Superstition and Desire to Get Rich Drive Child Sacrifice
Detective Emmanuel Mafundo took us to the spot, not too far from his home, where they found Clive’s remains in this pit toilet filled with human feces.
Mafundo said the key suspect turned out to be Kaseggu’s neighbor, a wealthy businessman who allegedly hired two men to kidnap and mutilate Clive’s body, believing the act would bring “good luck” to his new hotel project.
Detective Mafundo said the suspect paid the equivalent of $1,400 for Clive’s life.
“I found it so queer how someone, because of superstition, can be able to sacrifice a three-year-old kid,” Mafundo, a Uganda police superintendent told CBN News.
Child sacrifice in Uganda is such a serious and widespread problem that the government has even set up an anti-child sacrifice and human trafficking task force.

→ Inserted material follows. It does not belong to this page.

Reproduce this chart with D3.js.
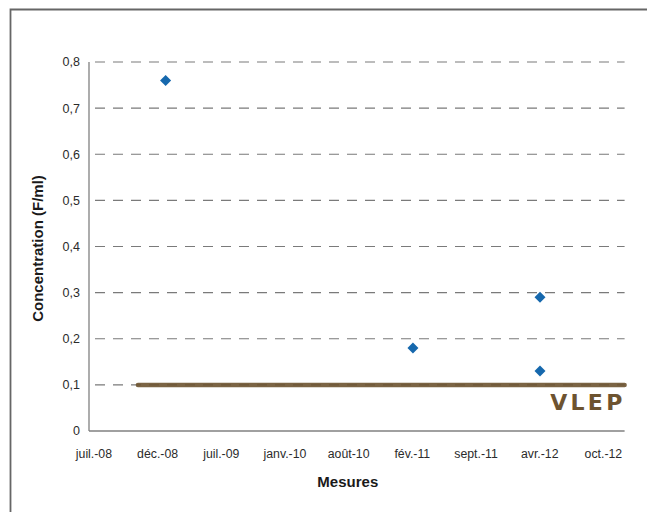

Chief investigator Moses Binoga heads up the agency.
He says that in addition to decapitation and genital mutilation, witch doctors often slice the child’s tongue and mix it with herbs for special powers.
“The tongue is used, they believe, to silence enemies,” Binoga described.
Mike Chibita is Uganda’s top law enforcement official, the equivalent of America’s Attorney General. He says superstition and the desire to get rich quick contribute to high child sacrifice rates in his country.
“The connection is that these witch doctors come and tell people who want to get rich that in order to get rich you need to sacrifice human blood,” said Chibita, who serves as Uganda’s director of public prosecutions.
Three Boys Who Survived
Best friends Kanani Nankunda, George Mukisa and Allan Ssembatya are fortunate to be alive, but bear the physical and emotional scars of their past. The three are child sacrifice survivors.
A few years back, Kanani and his seven-year-old sister were attacked in the bush.
He has a ten-inch scar on the back of his neck where the witch doctor tried to drain his blood.
“I fainted and when I regained consciousness, I found my sister dead with her head missing,” Nankunda described to us in a low voice.